Breath-to-breath PetCO2 variability in the steady state	∼4 mmHg	<1 mmHg
Time to achieve a steady state	Many minutes10,20	1–3 breaths (see Figure 6)
Maintain steady increase in PCO2 (ramp protocol)	NO • PCO2 rise is a dual exponential form with the first exponential time constant ∼40 s,20 and the second ∼hours	YES • rate of rise can be set
Maintain steady change in PO2	NO • PO2 is ventilatory rate dependent. If inspired PO2 changes abruptly, 95% of new steady state asymptote takes >2 min. Steady state is never reached	YES • A target PO2 is reached within 2–3 breaths and remains steady ±1% of range
Automated gas targeting and analysis	NO • Manual switching by attendant in MRI scanner with patient7 • Requires custom computer programming for analysis or manual analysis	YES Targets and durations are a sequence set in the control room computer. No attendant is required in the scanner
Breathing circuit	• Requires custom assembly and cleaning	• Comes tested and packaged
Quality assurance of device, components, of test, of analysis	NO	YES • ISO 13485 process
Cost	Circuit of Figure 1(A): 14 components: • plastics <$150 depending on quality • Three-way respiratory stopcocks and Douglas bags • One custom gas/regulator • MRI shielded pulse oximeter and CO2 analyzer; getting electronic data from CO2 analyzer (or CO2 samples) to control room. Computer and data analysis software Estimated cost: • Capital $9,000 • +per case $100 (including person in scanner, not counting time for gas data analysis) Circuit of Figure 1(B): • three gases: 5% CO2, air, O2 • three automated flow controllers for the three gases • a circuit with mask taped to face • a mixing chamber • a computer-controlled system (i.e. a computer controlled gas blender) • 10 m of tubing • Flow rates of up to 50 L/min and baseline rate of 20 L/min • custom MatLab code for end-tidal picking Estimated cost: Capital and up front cost: $25,000 Cost per case: $100 (including in room attendant, not counting time for gas data analysis)	Prospective targeting • gas blender + computer, • two custom blend gases; pressure regulators, tubes, hosing • Training • Custom mask and breathing circuit Cost • Capital: $45,000 • Per case: $100 (includes circuit, gas data analysis, support and servicing)

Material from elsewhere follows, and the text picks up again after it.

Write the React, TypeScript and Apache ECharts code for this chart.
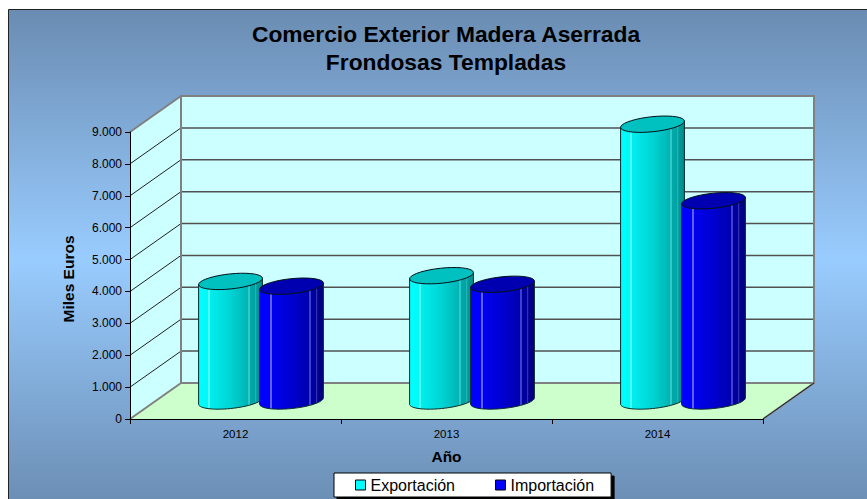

Declaration of conflicting interests

The author declared the following potential conflicts of interest with respect to the research, authorship, and/or publication of this article: JAF is Chief Scientist at Thornhill Research Inc. (TRI), a for profit spin-off company from the University Health Network that developed the RespirAct™. RespirAct™ has been a non-commercial research tool assembled, and made available by TRI to research institutions to enable CVR studies.

Funding

The author received no financial support for the research, authorship, and/or publication of this article.